> [TASK]:
Copy out the lines that include the word "this".

## begin RECORDS SHOWN

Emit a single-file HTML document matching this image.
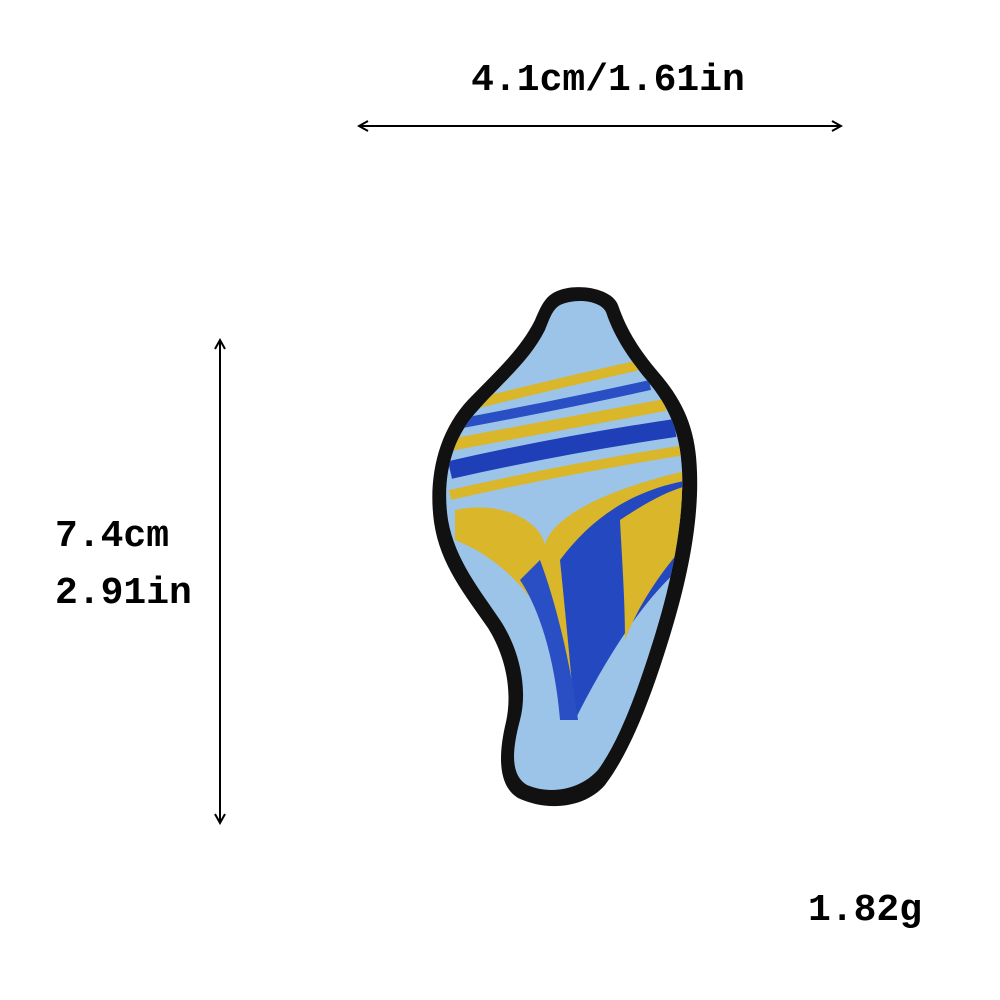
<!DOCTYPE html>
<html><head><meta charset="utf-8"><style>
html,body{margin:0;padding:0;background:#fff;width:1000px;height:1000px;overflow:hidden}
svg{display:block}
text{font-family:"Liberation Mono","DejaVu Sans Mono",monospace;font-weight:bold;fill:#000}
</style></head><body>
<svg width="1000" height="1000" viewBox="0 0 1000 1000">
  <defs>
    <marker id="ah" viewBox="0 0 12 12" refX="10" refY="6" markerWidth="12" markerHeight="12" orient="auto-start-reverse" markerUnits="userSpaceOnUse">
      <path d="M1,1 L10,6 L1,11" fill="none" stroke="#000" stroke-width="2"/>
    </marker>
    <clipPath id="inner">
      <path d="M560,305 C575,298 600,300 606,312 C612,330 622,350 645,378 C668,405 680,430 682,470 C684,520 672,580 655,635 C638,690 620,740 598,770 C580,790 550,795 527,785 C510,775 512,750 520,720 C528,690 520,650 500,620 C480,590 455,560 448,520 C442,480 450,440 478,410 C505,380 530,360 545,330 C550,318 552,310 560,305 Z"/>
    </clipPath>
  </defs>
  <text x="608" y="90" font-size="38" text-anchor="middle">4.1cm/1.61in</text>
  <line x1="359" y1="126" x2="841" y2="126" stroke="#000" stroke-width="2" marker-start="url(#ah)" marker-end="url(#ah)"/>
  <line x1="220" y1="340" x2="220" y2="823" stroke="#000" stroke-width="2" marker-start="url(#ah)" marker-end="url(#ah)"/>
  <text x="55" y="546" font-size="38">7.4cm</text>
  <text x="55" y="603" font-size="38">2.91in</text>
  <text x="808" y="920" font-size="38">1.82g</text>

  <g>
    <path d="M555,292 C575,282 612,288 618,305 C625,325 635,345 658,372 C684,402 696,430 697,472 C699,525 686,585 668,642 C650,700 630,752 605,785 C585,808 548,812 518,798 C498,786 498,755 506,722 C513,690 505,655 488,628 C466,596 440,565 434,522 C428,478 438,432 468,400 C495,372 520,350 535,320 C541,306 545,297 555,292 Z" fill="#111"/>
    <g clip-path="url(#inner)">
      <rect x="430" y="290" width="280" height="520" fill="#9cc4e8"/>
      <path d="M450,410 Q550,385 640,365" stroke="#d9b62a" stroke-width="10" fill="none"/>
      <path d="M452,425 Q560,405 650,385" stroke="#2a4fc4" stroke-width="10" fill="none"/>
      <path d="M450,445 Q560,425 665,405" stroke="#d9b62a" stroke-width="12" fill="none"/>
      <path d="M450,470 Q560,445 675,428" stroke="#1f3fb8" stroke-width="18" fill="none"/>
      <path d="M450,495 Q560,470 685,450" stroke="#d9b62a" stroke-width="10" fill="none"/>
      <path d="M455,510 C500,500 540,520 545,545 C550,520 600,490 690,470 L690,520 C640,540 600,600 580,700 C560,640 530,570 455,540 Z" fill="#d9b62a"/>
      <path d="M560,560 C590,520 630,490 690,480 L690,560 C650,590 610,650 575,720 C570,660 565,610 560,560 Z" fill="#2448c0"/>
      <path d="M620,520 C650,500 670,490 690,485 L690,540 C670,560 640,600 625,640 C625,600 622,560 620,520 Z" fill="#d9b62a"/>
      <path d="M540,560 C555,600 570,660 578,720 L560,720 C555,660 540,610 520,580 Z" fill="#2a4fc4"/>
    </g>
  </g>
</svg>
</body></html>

## end RECORDS SHOWN
## begin RECORDS SHOWN

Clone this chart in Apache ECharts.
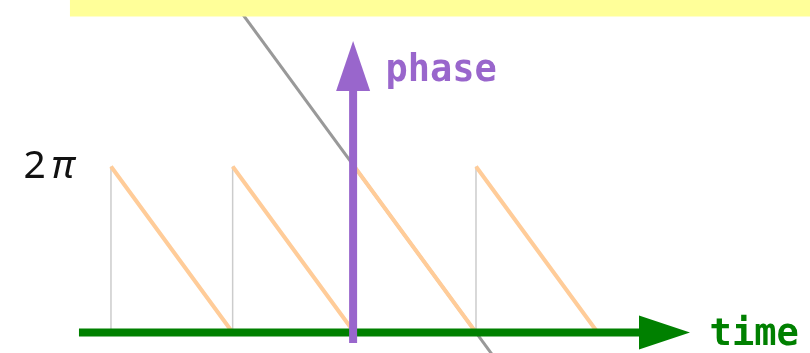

## end RECORDS SHOWN
## begin RECORDS SHOWN

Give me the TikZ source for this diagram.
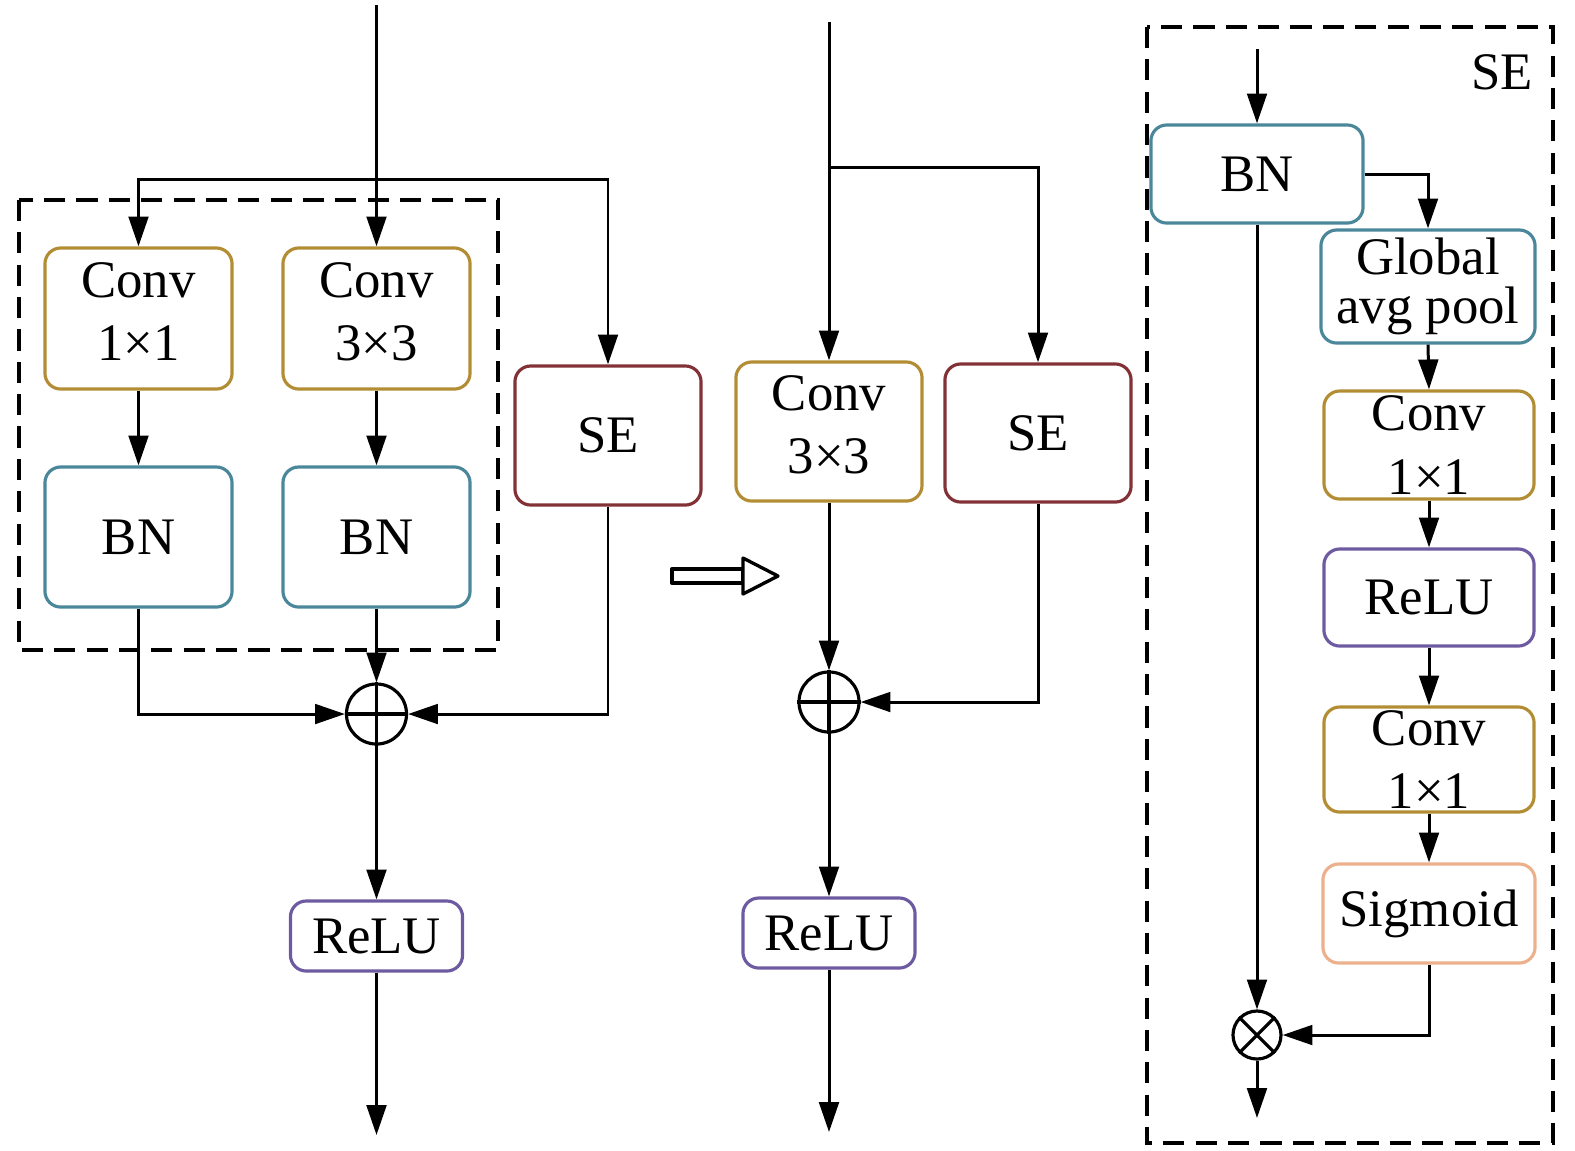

## end RECORDS SHOWN

> [WRITTEN SOLUTION]:
Emit a single-file HTML document matching this image.
Clone this chart in Apache ECharts.
Give me the TikZ source for this diagram.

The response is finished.